Monday, May 18, 2009

Lowe’s Tops Analysts’ Estimates on Outdoor Products

Lowe’s Cos., the second-largest U.S. home-improvement retailer, posted first-quarter earnings that fell less than analysts estimated, helped by sales of more- profitable shrubs and flowers. The shares gained.

Sales of goods for smaller outdoor home-improvement projects accounted for 35 percent of revenue, Chief Executive Officer Robert Niblock said today on a conference call with investors and analysts. The category outperformed indoor goods, he said.

Plants are among the more profitable items the retailer sells, said David Schick, an analyst at Stifel Nicolaus & Co. in Baltimore. Gross margin, the share of sales after subtracting the cost of goods sold, widened to 35.46 percent from 34.69 a year ago and 33.73 in the fourth quarter. The company also offered fewer discounts in the period.
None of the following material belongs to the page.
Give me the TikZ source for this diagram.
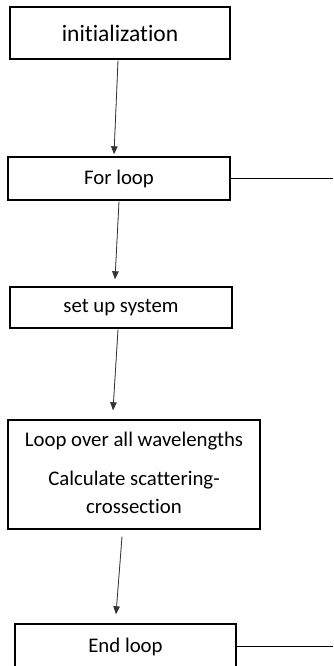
\documentclass[tikz,border=0pt]{standalone}
\usepackage{fontspec}
\setmainfont{Carlito}[Ligatures=NoCommon]
\usetikzlibrary{arrows.meta}

\begin{document}
\begin{tikzpicture}[x=1pt,y=1pt,>={Triangle[length=8pt,width=6.5pt]},
  box/.style={draw,line width=1.4pt,inner sep=0pt,align=center,
    font=\fontsize{20.8}{28}\selectfont},
  arr/.style={->,line width=0.8pt,draw=black!80,fill=black}]
  \useasboundingbox (0,0) rectangle (333,666);
  % boxes of the flow chart
  \node[box,minimum width=220pt,minimum height=52pt,
    font=\fontsize{23.5}{28}\selectfont] (init) at (120,633) {initialization};
  \node[box,minimum width=222pt,minimum height=43pt] (forloop) at (119,487.5) {For loop};
  \node[box,minimum width=222pt,minimum height=41pt] (setup) at (121,358.5) {set up system};
  \node[box,minimum width=252pt,minimum height=109pt] (wavelengths) at (134,191.5)
    {Loop over all wavelengths\\[11pt]Calculate scattering-\\crossection\vphantom{g}};
  \node[box,minimum width=221pt,minimum height=46pt] (endloop) at (125.5,19) {End loop};
  % loose ends on the right
  \coordinate (forout) at (333,487.5);
  \coordinate (endout) at (333,20);
  % connectors
  \draw[arr] ([xshift=-2pt,yshift=-1pt]init.south) -- ([xshift=-5pt,yshift=2pt]forloop.north);
  \draw[arr] ([yshift=-1pt]forloop.south) -- ([xshift=-6pt,yshift=7pt]setup.north);
  \draw[arr] ([xshift=-3pt,yshift=-1pt]setup.south) -- ([xshift=-21pt,yshift=9pt]wavelengths.north);
  \draw[arr] ([xshift=-12pt,yshift=-7pt]wavelengths.south) -- ([xshift=-9.5pt,yshift=9pt]endloop.north);
  \draw[line width=0.8pt] (forloop.east) -- (forout);
  \draw[line width=0.8pt] (endloop.east |- endout) -- (endout);
\end{tikzpicture}
\end{document}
“This was a big move and it indicates they were better at selling seasonal goods,” Schick said in a telephone interview. “Gross margin was a concern coming out of last quarter.”

Lowe’s advanced $1.41, or 7.6 percent, to $19.86 at 9:43 a.m. in New York Stock Exchange composite trading, the steepest increase since April 2. Home Depot Inc. gained $1.11, or 4.5 percent, to $25.51. Before today, Lowe’s dropped 14 percent this year after falling in each of the past three years.

Profit dropped 22 percent to $476 million, or 32 cents a share from a year ago. Sales in the three months ended May 1 declined 1.5 percent to $11.8 billion, the Mooresville, North Carolina-based company said today in a statement. Analysts had projected profit of 26 cents on sales of $11.6 billion, the average of estimates compiled by Bloomberg.

Comparable-Store Sales

Sales in stores open at least 13 months fell for the 11th consecutive quarter, dropping 6.6 percent. Colin McGranahan, an analyst with Sanford C. Bernstein & Co. in New York, estimated a decline of 10 percent.

Lowe’s and bigger Home Depot are competing for consumers as homeowners take on fewer large projects during the worst housing slump since the 1930s. Home Depot reports earnings tomorrow.

Lowe’s boosted the range of its profit forecast for the year that ends Jan. 29 to as much as $1.25 a share. Its February forecast was for at most $1.20. Analysts estimated $1.11.

It narrowed its sales forecast to a decline of 2 percent to an increase of 1 percent. The earlier forecast included an increase of as much as 2 percent.

Niblock said the company has seen positive signs, including indications of a bottom in the housing market decline “in certain markets.” However, many economic indicators remain “at or near historic lows,” he said in the statement.